AUNTIE PUS

Formed: London, England, UK

A one-man novelty punk act, Auntie Pus was in reality Julian Isaacs, a former (expelled) public schoolboy and a friend of Rat Scabies before Rat Scabies was in The Damned. Following a completely inappropriate slot on the Melody Maker Folk Rock Contest in spring 1977, where he yelled abuse at the folkies, Auntie Pus was invited to support The Damned at the Hastings Pier in July, where he appeared on stage wearing his old public school blazer and cap, which then became his image: "the Public School Punk Rock Balladeer". Songs performed included sadly lost gems 'Hot Spurs' and 'Neat Meat'. Also playing that night was Skrewdriver.

In early 1978, with assistance from Scabies on drums and with Pretty Things guitarist Dick Taylor producing, Auntie Pus recorded two songs, 'Half-Way To Venezuela' and 'Marmalade Freak' ("Paint my brain with toast because I'm a marmalade freak") at Pathway Studios, and then embarked on a momentous bout of touring supporting the Damned (during the brief period when they were calling themselves The Doomed).

In May 1979, The Doomed - once again calling themselves The Damned - began touring their Machine Gun Etiquette album all over the UK, with Ruts and Auntie Pus appearing as supporting acts on every date of the four month sojourn.

Paul Lewis, April 2019, taken from Wycombegigs.co.uk: Warming-up the audience up prior to The Damned was Auntie Pus (real name Julian Isaacs). He had been on the punk scene since 1977, playing a one-man old style rock ‘n’ roll guitar act. Essentially between each 'song' he would lead the chant of "off the stage with Auntie Pus" – if the crowd didn't join-in he would continue. This carried on until Ron Watts took the stage and asked the audience, "OK, let’s get rid of this c**t". (See full review here)
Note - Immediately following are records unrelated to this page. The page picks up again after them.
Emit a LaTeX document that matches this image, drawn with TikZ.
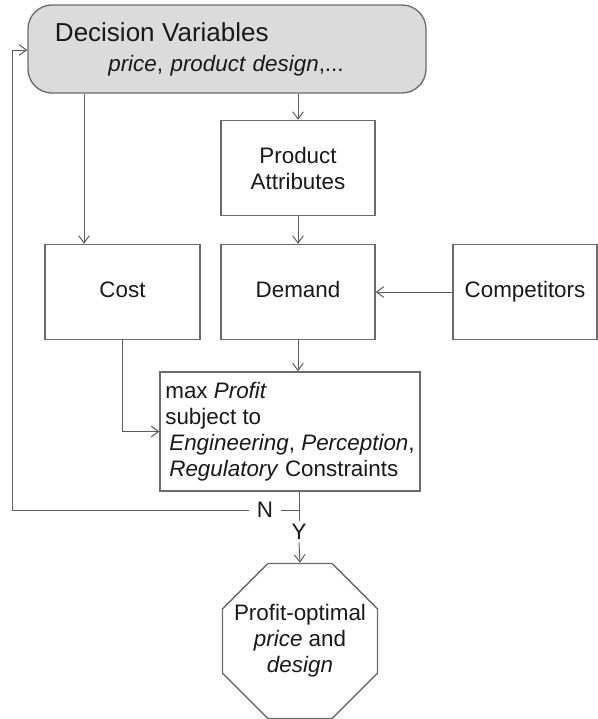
\documentclass[tikz,border=0pt]{standalone}
\usepackage{fontspec}
\setmainfont{Liberation Sans}
\usetikzlibrary{arrows.meta,shapes.geometric}

\definecolor{boxline}{gray}{0.42}
\definecolor{flowline}{gray}{0.36}
\definecolor{dvfill}{gray}{0.86}
\definecolor{ink}{gray}{0.1}

\newcommand{\bodyfont}{\fontsize{16.8}{19.5}\selectfont}

\tikzset{
  block/.style={draw=boxline, line width=1pt, text=ink, inner sep=0pt,
    minimum height=71.25pt, align=center, font=\bodyfont},
  oneline/.style={text height=12pt, text depth=3.5pt},
  flow/.style={draw=flowline, line width=0.75pt, -{Straight Barb[length=5.5pt,width=8pt]}},
  link/.style={draw=flowline, line width=0.75pt},
  answer/.style={text=ink, font=\bodyfont, inner ysep=2pt, inner xsep=6pt},
}

\begin{document}
\begin{tikzpicture}[x=0.75pt, y=-0.75pt]
  \useasboundingbox (0,0) rectangle (598,719);

  % boxes
  \node[block, rounded corners=18pt, fill=dvfill, minimum width=298.5pt, minimum height=66pt,
    text width=258pt, inner xsep=20.25pt, align=left] (dv) at (227,49)
    {{\fontsize{19.5}{22.5}\selectfont Decision Variables}\\[3pt]\hspace*{40pt}\textit{price}, \textit{product design},...};
  \node[block, minimum width=115.5pt] (attr) at (298,168) {Product\\Attributes};
  \node[block, oneline, minimum width=116.25pt] (cost) at (122.5,292) {Cost};
  \node[block, oneline, minimum width=115.5pt] (demand) at (298,292) {Demand};
  \node[block, oneline, minimum width=108pt] (comp) at (525,292) {Competitors};
  \node[block, minimum width=195pt, minimum height=89.25pt, align=left] (profit) at (290,431.5)
    {max \textit{Profit}\\subject to\\\hspace*{3pt}\textit{Engineering}, \textit{Perception},\\\hspace*{3pt}\textit{Regulatory} Constraints};
  \node[block, regular polygon, regular polygon sides=8, inner sep=-20pt, minimum size=125.8pt] (opt) at (300,641)
    {Profit-optimal\\\textit{price} and\\\textit{design}};
  \node[answer] (no) at (265,510) {N};
  \node[answer] (yes) at (299,532) {Y};
  \coordinate (tocost) at (84,0);
  \coordinate (back) at (12,50);

  % connectors
  \draw[flow] (dv.south -| attr.north) -- (attr.north);
  \draw[flow] (dv.south -| tocost) -- (cost.north -| tocost);
  \draw[flow] (attr.south) -- (demand.north);
  \draw[flow] (comp.west) -- (demand.east);
  \draw[flow] (demand.south) -- (demand.south |- profit.north);
  \draw[flow] (cost.south) |- (profit.west);
  \draw[link] (profit.south -| yes) -- (yes.north);
  \draw[link] (no.east) -- (no.east -| yes);
  \draw[flow] (no.west) -| (back) -- (back -| dv.west);
  \draw[flow] (yes.south) -- (opt.north);
\end{tikzpicture}
\end{document}
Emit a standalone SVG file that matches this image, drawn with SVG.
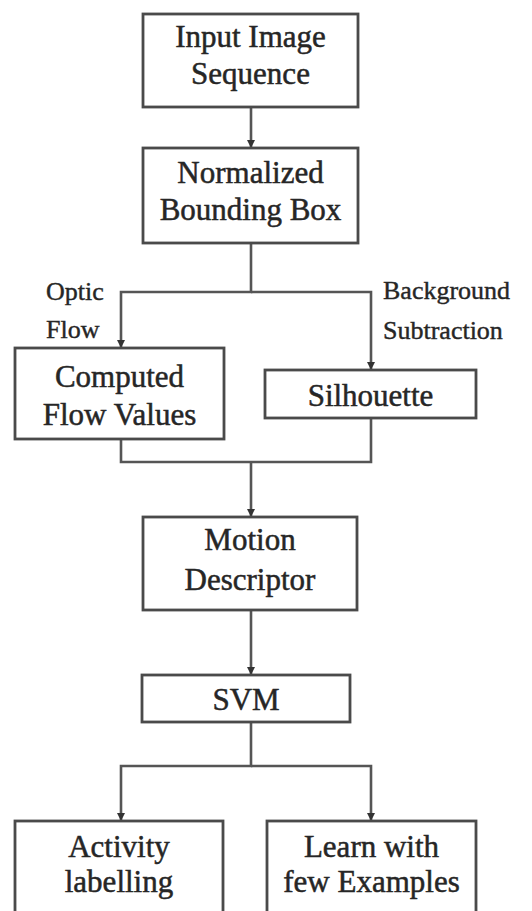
<svg xmlns="http://www.w3.org/2000/svg" width="532" height="911" viewBox="0 0 532 911">
  <style>
    .box { fill: #ffffff; stroke: #4a4a4a; stroke-width: 2.8; }
    .link { fill: none; stroke: #555555; stroke-width: 2.6; }
    .t { font-family: 'Liberation Serif', 'Tinos', 'DejaVu Serif', serif; font-size: 31px; fill: #262626; stroke: #262626; stroke-width: 0.5; text-anchor: middle; }
    .lbl { font-family: 'Liberation Serif', 'Tinos', 'DejaVu Serif', serif; font-size: 26px; fill: #262626; stroke: #262626; stroke-width: 0.4; }
  </style>
  <defs>
    <marker id="arrow" markerWidth="8" markerHeight="8" refX="7" refY="4" orient="auto" markerUnits="userSpaceOnUse">
      <path d="M0,0 L8,4 L0,8 Z" fill="#333333"/>
    </marker>
  </defs>
  <rect width="532" height="911" fill="#ffffff"/>

  <g id="connectors">
    <path class="link" d="M251,107 V147" marker-end="url(#arrow)"/>
    <path class="link" d="M251,243 V292 H121 V347" marker-end="url(#arrow)"/>
    <path class="link" d="M251,292 H371 V369" marker-end="url(#arrow)"/>
    <path class="link" d="M121,439 V462 H371 V418"/>
    <path class="link" d="M251,462 V516" marker-end="url(#arrow)"/>
    <path class="link" d="M251,610 V674" marker-end="url(#arrow)"/>
    <path class="link" d="M251,722 V766 H121 V820" marker-end="url(#arrow)"/>
    <path class="link" d="M251,766 H371 V820" marker-end="url(#arrow)"/>
  </g>

  <g id="edge-labels">
    <text class="lbl" x="46" y="300">Optic</text>
    <text class="lbl" x="46" y="338">Flow</text>
    <text class="lbl" x="383" y="299">Background</text>
    <text class="lbl" x="383" y="339">Subtraction</text>
  </g>

  <g id="input">
    <rect class="box" x="143" y="14" width="215" height="93"/>
    <text class="t" x="250.5" y="47">Input Image</text>
    <text class="t" x="250.5" y="84">Sequence</text>
  </g>

  <g id="normalized">
    <rect class="box" x="143" y="148" width="215" height="95"/>
    <text class="t" x="250.5" y="183">Normalized</text>
    <text class="t" x="250.5" y="220">Bounding Box</text>
  </g>

  <g id="flow">
    <rect class="box" x="15" y="348" width="209" height="91"/>
    <text class="t" x="119.5" y="387">Computed</text>
    <text class="t" x="119.5" y="425">Flow Values</text>
  </g>

  <g id="silhouette">
    <rect class="box" x="265" y="370" width="211" height="48"/>
    <text class="t" x="370.5" y="406">Silhouette</text>
  </g>

  <g id="motion">
    <rect class="box" x="143" y="517" width="214" height="93"/>
    <text class="t" x="250" y="550">Motion</text>
    <text class="t" x="250" y="590">Descriptor</text>
  </g>

  <g id="svm">
    <rect class="box" x="142" y="675" width="208" height="47"/>
    <text class="t" x="246" y="710">SVM</text>
  </g>

  <g id="activity">
    <rect class="box" x="15" y="821" width="208" height="100"/>
    <text class="t" x="119" y="857">Activity</text>
    <text class="t" x="119" y="892">labelling</text>
  </g>

  <g id="learn">
    <rect class="box" x="267" y="821" width="209" height="100"/>
    <text class="t" x="371.5" y="857">Learn with</text>
    <text class="t" x="371.5" y="892">few Examples</text>
  </g>
</svg>
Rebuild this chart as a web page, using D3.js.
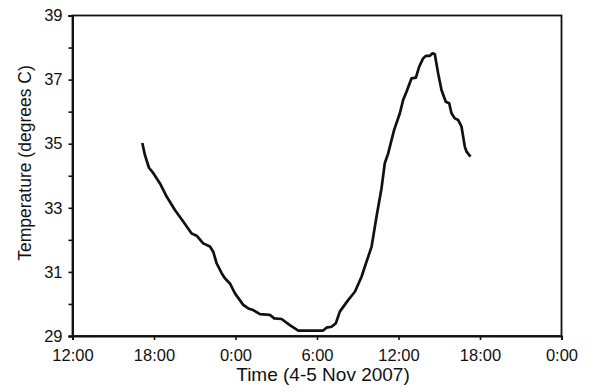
<!DOCTYPE html>
<html>
<head>
<meta charset="utf-8">
<script src="https://cdn.jsdelivr.net/npm/d3@7"></script>
<style>
  body { margin: 0; background: #fff; }
  text { font-family: "Liberation Sans", Arial, sans-serif; fill: #111; }
</style>
</head>
<body>
<svg id="chart" width="591" height="392"></svg>
<script>
// hours after 12:00 on 4 Nov 2007
var hours = [5.14, 5.33, 5.63, 5.95, 6.44, 6.93, 7.54, 8.15, 8.77, 9.14, 9.62, 10.12, 10.36, 10.61, 10.98,
    11.22, 11.59, 11.96, 12.57, 12.94, 13.30, 13.80, 14.53, 14.85, 15.39, 16.00, 16.62, 18.45, 18.70,
    19.07, 19.39, 19.68, 20.29, 20.79, 21.28, 21.52, 22.02, 22.38, 22.75, 22.99, 23.24, 23.49, 23.68,
    24.10, 24.34, 24.59, 24.96, 25.28, 25.52, 25.81, 26.01, 26.31, 26.50, 26.67, 26.92, 27.17, 27.48,
    27.73, 27.90, 28.15, 28.39, 28.64, 28.88, 29.01, 29.30];
var temps = [35.02, 34.65, 34.25, 34.08, 33.76, 33.35, 32.93, 32.57, 32.2, 32.13, 31.89, 31.79, 31.63, 31.27, 30.96,
    30.8, 30.64, 30.33, 29.97, 29.86, 29.81, 29.68, 29.66, 29.55, 29.53, 29.34, 29.17, 29.17, 29.26,
    29.29, 29.4, 29.76, 30.12, 30.38, 30.85, 31.16, 31.79, 32.72, 33.61, 34.39, 34.7, 35.12, 35.43,
    35.95, 36.36, 36.62, 37.04, 37.06, 37.4, 37.66, 37.74, 37.74, 37.82, 37.8, 37.19, 36.67, 36.31,
    36.26, 35.95, 35.79, 35.74, 35.53, 34.91, 34.75, 34.6];
var yTicks = [29, 31, 33, 35, 37, 39];
var yMinor = [30, 32, 34, 36, 38];

var margin = {left: 72.5, top: 15.5, right: 29.5, bottom: 56};
var width = 591 - margin.left - margin.right;
var height = 392 - margin.top - margin.bottom;

var t0 = new Date(2007, 10, 4, 12, 0);
var t1 = new Date(2007, 10, 6, 0, 0);
function toDate(h) { return new Date(t0.getTime() + h * 3600e3); }

var data = hours.map(function(h, i) { return {t: toDate(h), v: temps[i]}; });

var svg = d3.select("#chart")
    .append("g")
    .attr("transform", "translate(" + margin.left + "," + margin.top + ")");

var x = d3.scaleTime().domain([t0, t1]).range([0, width]);
var y = d3.scaleLinear().domain([29, 39]).range([height, 0]);

// frame (top and right)
svg.append("rect")
    .attr("width", width).attr("height", height)
    .attr("fill", "none").attr("stroke", "#111").attr("stroke-width", 1.8);

svg.append("g")
    .attr("transform", "translate(0," + height + ")")
    .call(d3.axisBottom(x)
        .ticks(d3.timeHour.every(6))
        .tickFormat(d3.timeFormat("%-H:%M"))
        .tickSize(4)
        .tickPadding(9));

svg.append("g")
    .call(d3.axisLeft(y).tickValues(yTicks).tickSize(4).tickPadding(6));

svg.append("g")
    .call(d3.axisLeft(y).tickValues(yMinor).tickSize(4).tickFormat(""));

svg.selectAll(".domain").attr("stroke", "#111").attr("stroke-width", 1.8);
svg.selectAll(".tick line").attr("stroke", "#111").attr("stroke-width", 1.6);
svg.selectAll(".tick text").style("font-size", "16.5px").attr("fill", "#111");

svg.append("path")
    .datum(data)
    .attr("fill", "none")
    .attr("stroke", "#111")
    .attr("stroke-width", 2.7)
    .attr("stroke-linejoin", "round")
    .attr("d", d3.line().x(function(d) { return x(d.t); }).y(function(d) { return y(d.v); }));

svg.append("text")
    .attr("x", width / 2 + 6).attr("y", height + 45)
    .attr("text-anchor", "middle")
    .style("font-size", "19px")
    .text("Time (4-5 Nov 2007)");

svg.append("text")
    .attr("transform", "translate(" + (31 - margin.left) + "," + (163 - margin.top) + ") rotate(-90)")
    .attr("text-anchor", "middle")
    .style("font-size", "17.5px")
    .text("Temperature (degrees C)");
</script>
</body>
</html>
In October 1979, roughly a year after the single was recorded, Auntie Pus went on tour with the Ruts, although his presence on the tour was never actually official. The difference between the mentality of the two headlining acts was not lost on Auntie.

Auntie Pus: On The Damned tour Rat, Captain and Algy would start drinking large Scotch and Cokes and taking enormous lines of speed at about 11 in the morning, so when we got in the van at two in the afternoon they'd be drunk and wired to fuck and give me all kinds of grief. The Ruts never drank 'til the evening. When we got in their van they'd skin up - because they always had plenty to smoke - tell a few jokes; read a newspaper or a book. I could read a book in the Ruts' van! I would never have even tried to do that with The Damned. They'd have have thrown it out of the window, ripped the last few pages out, set light to it. It would have been pointless even getting a book out. With the Ruts it was civilised and it was like being a part of it all. (Taken from Love In Vain: The Story Of The Ruts and Ruts D.C., by Roland Link)

In summer 1980, Auntie's 1978 recordings were finally released as the Half-Way To Venezuela single, on the specially created Septic label, the release having been arranged by the Ruts' manager Andy Dayman. Typical of the self deprecating nature of these people, the back cover of the single bore the legend, "What a lousy year - first Ian Curtis and now this!". It was, in fact, a terrific punk single.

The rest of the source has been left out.